To get the well-known equation, suppose that the value of a firm's assets and the value of firm's equity are equal, if the firm is completely financed by equity and tax rate is zero. Mathematically this means the value of an unleveraged firm, when tax rate is zero: V_{U}=V_{A}=E_{U}. If we fix the value of the unleveraged firm, and change some equity to debt (D>0), the value of the firm is still the same, because there is no corporate tax. In this situation the value of the leveraged firm is (6):
$V_{L} = V_{U} = V_{A}=E_{U} = E_{L|T=0}+D$

If the tax rate is bigger than zero (T>0) and there is financial leverage (D>0), then the leveraged and the unlevaraged firm are not equal because the value of the leveraged firm is bigger by the present value of the tax shield:
$\sum_{i} \frac{Dr_{D}T}{(1+r_{D})^i}=\frac{Dr_{D}T}{r_{D}}=DT$,
so (7):
$V_{L} = V_{\{U,A\}}+DT=E_{U}+DT = E_{L|T=0}+D+DT = E_{L|T>0}+D$

Where V_{A} is the value of the unleveraged firm's assets, which we fixed in above.
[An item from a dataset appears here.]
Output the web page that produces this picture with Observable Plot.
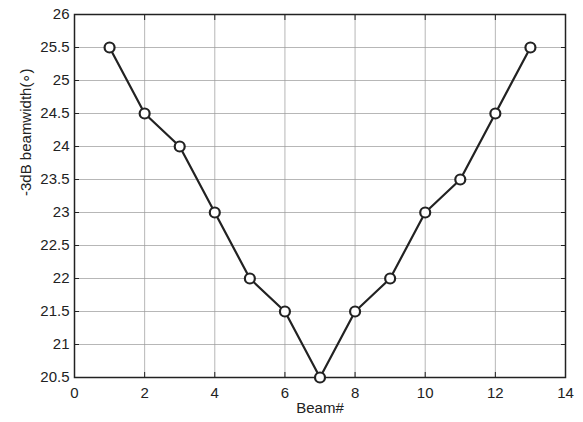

From the (7) equation E_{U} is (8)
$E_{U}=E_{L|T>0}+D-DT$

Combine the (5) and (8) equation to get the well-known formula for the leveraged and non leveraged equity beta:
$\beta_{L}=\frac{E_{L}+D-DT}{E_{L}}\beta_{U}=\left[1+\frac{D}{E_{L}}(1-T)\right]\beta_{U} =\beta_{U}[1+(1-T)\phi]$

Where I is the sum of interest payments, E is Equity, D is Debt, V is the value of a firm category (leveraged or non leveraged), A is assets, M is referred to the market, L means leveraged, U means non leveraged category, r is the return rate and T denotes the tax rate.